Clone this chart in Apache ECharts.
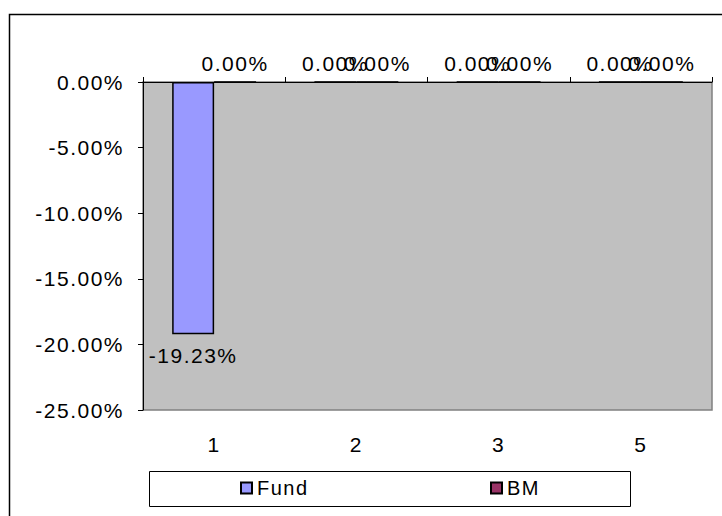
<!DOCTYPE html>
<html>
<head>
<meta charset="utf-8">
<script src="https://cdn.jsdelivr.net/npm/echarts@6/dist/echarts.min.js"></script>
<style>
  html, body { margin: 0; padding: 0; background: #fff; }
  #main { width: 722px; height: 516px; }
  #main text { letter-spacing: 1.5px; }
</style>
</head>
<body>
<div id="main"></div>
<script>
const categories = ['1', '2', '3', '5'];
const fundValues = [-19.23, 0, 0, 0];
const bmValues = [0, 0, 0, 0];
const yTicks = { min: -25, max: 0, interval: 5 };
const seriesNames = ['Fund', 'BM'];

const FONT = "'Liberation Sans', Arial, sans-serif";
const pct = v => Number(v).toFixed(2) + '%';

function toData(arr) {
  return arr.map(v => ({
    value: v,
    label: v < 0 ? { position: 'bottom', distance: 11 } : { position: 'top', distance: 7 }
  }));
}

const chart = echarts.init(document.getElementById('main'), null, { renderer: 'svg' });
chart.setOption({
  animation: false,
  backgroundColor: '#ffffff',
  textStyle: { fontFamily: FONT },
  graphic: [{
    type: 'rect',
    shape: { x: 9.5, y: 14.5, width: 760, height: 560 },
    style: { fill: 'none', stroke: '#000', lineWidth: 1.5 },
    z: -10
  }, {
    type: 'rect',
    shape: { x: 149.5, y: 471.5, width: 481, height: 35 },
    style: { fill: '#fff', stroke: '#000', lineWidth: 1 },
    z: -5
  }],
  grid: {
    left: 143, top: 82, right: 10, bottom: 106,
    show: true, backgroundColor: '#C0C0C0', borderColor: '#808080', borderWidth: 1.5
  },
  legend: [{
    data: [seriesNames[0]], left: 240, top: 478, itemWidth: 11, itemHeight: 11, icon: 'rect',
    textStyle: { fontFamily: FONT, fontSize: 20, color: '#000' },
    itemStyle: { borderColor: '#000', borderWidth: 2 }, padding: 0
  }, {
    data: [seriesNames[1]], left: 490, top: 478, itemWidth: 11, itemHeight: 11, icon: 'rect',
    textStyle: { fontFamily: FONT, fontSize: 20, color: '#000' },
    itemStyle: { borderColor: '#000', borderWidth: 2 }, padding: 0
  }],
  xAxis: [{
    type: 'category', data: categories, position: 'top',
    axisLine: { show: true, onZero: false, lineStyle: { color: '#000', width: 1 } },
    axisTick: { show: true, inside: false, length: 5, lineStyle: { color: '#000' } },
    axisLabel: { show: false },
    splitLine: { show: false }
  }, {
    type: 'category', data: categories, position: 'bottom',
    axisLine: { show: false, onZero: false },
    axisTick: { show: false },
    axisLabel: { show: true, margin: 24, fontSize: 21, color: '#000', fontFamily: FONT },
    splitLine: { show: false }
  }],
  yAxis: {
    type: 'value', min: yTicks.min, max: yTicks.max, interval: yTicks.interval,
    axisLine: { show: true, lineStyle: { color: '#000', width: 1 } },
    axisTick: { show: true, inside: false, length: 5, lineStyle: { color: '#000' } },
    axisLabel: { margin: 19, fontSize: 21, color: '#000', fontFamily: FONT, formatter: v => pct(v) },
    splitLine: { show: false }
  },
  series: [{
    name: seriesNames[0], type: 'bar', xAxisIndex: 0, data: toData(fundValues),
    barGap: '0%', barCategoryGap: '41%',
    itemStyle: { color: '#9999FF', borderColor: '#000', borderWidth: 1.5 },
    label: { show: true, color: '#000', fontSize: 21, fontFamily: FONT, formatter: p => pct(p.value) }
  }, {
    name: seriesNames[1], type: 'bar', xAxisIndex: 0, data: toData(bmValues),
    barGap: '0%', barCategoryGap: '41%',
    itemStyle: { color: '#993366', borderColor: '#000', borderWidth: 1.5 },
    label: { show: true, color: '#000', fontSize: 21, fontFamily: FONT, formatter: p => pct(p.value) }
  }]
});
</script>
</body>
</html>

= = = = =

Required task -
Quote the material in full and exactly; do not carry over its pictures.

Complete response -
Clone this chart in Apache ECharts.
<!DOCTYPE html>
<html>
<head>
<meta charset="utf-8">
<script src="https://cdn.jsdelivr.net/npm/echarts@6/dist/echarts.min.js"></script>
<style>
  html, body { margin: 0; padding: 0; background: #fff; }
  #main { width: 722px; height: 516px; }
  #main text { letter-spacing: 1.5px; }
</style>
</head>
<body>
<div id="main"></div>
<script>
const categories = ['1', '2', '3', '5'];
const fundValues = [-19.23, 0, 0, 0];
const bmValues = [0, 0, 0, 0];
const yTicks = { min: -25, max: 0, interval: 5 };
const seriesNames = ['Fund', 'BM'];

const FONT = "'Liberation Sans', Arial, sans-serif";
const pct = v => Number(v).toFixed(2) + '%';

function toData(arr) {
  return arr.map(v => ({
    value: v,
    label: v < 0 ? { position: 'bottom', distance: 11 } : { position: 'top', distance: 7 }
  }));
}

const chart = echarts.init(document.getElementById('main'), null, { renderer: 'svg' });
chart.setOption({
  animation: false,
  backgroundColor: '#ffffff',
  textStyle: { fontFamily: FONT },
  graphic: [{
    type: 'rect',
    shape: { x: 9.5, y: 14.5, width: 760, height: 560 },
    style: { fill: 'none', stroke: '#000', lineWidth: 1.5 },
    z: -10
  }, {
    type: 'rect',
    shape: { x: 149.5, y: 471.5, width: 481, height: 35 },
    style: { fill: '#fff', stroke: '#000', lineWidth: 1 },
    z: -5
  }],
  grid: {
    left: 143, top: 82, right: 10, bottom: 106,
    show: true, backgroundColor: '#C0C0C0', borderColor: '#808080', borderWidth: 1.5
  },
  legend: [{
    data: [seriesNames[0]], left: 240, top: 478, itemWidth: 11, itemHeight: 11, icon: 'rect',
    textStyle: { fontFamily: FONT, fontSize: 20, color: '#000' },
    itemStyle: { borderColor: '#000', borderWidth: 2 }, padding: 0
  }, {
    data: [seriesNames[1]], left: 490, top: 478, itemWidth: 11, itemHeight: 11, icon: 'rect',
    textStyle: { fontFamily: FONT, fontSize: 20, color: '#000' },
    itemStyle: { borderColor: '#000', borderWidth: 2 }, padding: 0
  }],
  xAxis: [{
    type: 'category', data: categories, position: 'top',
    axisLine: { show: true, onZero: false, lineStyle: { color: '#000', width: 1 } },
    axisTick: { show: true, inside: false, length: 5, lineStyle: { color: '#000' } },
    axisLabel: { show: false },
    splitLine: { show: false }
  }, {
    type: 'category', data: categories, position: 'bottom',
    axisLine: { show: false, onZero: false },
    axisTick: { show: false },
    axisLabel: { show: true, margin: 24, fontSize: 21, color: '#000', fontFamily: FONT },
    splitLine: { show: false }
  }],
  yAxis: {
    type: 'value', min: yTicks.min, max: yTicks.max, interval: yTicks.interval,
    axisLine: { show: true, lineStyle: { color: '#000', width: 1 } },
    axisTick: { show: true, inside: false, length: 5, lineStyle: { color: '#000' } },
    axisLabel: { margin: 19, fontSize: 21, color: '#000', fontFamily: FONT, formatter: v => pct(v) },
    splitLine: { show: false }
  },
  series: [{
    name: seriesNames[0], type: 'bar', xAxisIndex: 0, data: toData(fundValues),
    barGap: '0%', barCategoryGap: '41%',
    itemStyle: { color: '#9999FF', borderColor: '#000', borderWidth: 1.5 },
    label: { show: true, color: '#000', fontSize: 21, fontFamily: FONT, formatter: p => pct(p.value) }
  }, {
    name: seriesNames[1], type: 'bar', xAxisIndex: 0, data: toData(bmValues),
    barGap: '0%', barCategoryGap: '41%',
    itemStyle: { color: '#993366', borderColor: '#000', borderWidth: 1.5 },
    label: { show: true, color: '#000', fontSize: 21, fontFamily: FONT, formatter: p => pct(p.value) }
  }]
});
</script>
</body>
</html>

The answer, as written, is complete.